En todo caso, y como conclusión, una reflexión que los movimientos sociales y políticos deben plantearse, porque los estados quizás no se la pueden permitir. Cuando hablamos del «todo vale» y del «y tú más», ¿Dónde queda la desinformación? ¿La incluimos? ¿El fin justifica difundir news que nos generan dudas, pero tira, tira, que, si no es cierto, no pasa nada? En aquella lógica activista que dice que lo queremos todo, ¿debemos incluir la desinformación? ¿La desinformación por parte de los estados se combate con más desinformación o más verdad y transparencia? ¿Deslegitima una lucha la existencia y difusión de mentiras y engaños para ganar apoyos? Sin duda, un debate ético de primer nivel en la idea de que mencionábamos de nuestra relación con la información (y la desinformación) y la verdad (y la mentira). Cualquier movimiento tendría que reflexionar sobre ello. Si es David contra Goliat, ¿la nueva honda de David son las fake news? París bien vale una misa, ¿pero una mentira? O puestos a jugar con citas manidas, ¿quién es libre de fake news para tirar el primer Tweet? Quizás es mejor acabar con preguntas sin tener las respuestas que no creer que se tiene toda la verdad.

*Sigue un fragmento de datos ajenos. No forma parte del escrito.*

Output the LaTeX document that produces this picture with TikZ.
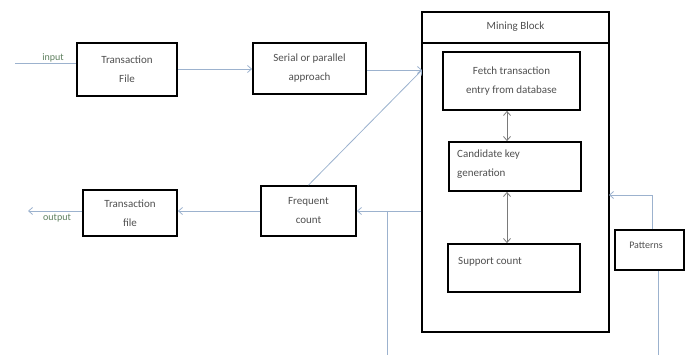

Como corolario y resumen de todo lo dicho, vivimos, con el conflicto de Ucrania-Rusia, en realidades confusas. En mundos polarizados que alimentan el choque de relatos. Los intentos de manipulación no tienen límites geográficos ni un único origen. Pueden proceder de esfuerzos patrocinados por determinados Estados, o ser un instrumento de las estrategias de individuos o grupos motivados por promover una visión particular del mundo, por un interés económico o, simplemente, puede que no tengan más objetivo que la desestabilización a través de la disrupción y el caos. La postverdad actual ya no responde únicamente a un desafío ideológico. También puede que no pretenda confrontar modelos sino, simplemente, contribuir a la confusión. La mentira es ruido. La información distorsionada no siempre busca convencer, sino más bien enfatizar divisiones y erosionar los principios de confianza compartida que deberían cohesionar las sociedades. Las posibilidades de difusión e influencia que brindan las redes sociales y los ingresos por publicidad son solo una parte de la historia de la desinformación. Organizaciones, gobiernos y poderes establecidos deberían preguntarse también ¿por qué las noticias falsas encuentran una audiencia tan receptiva?»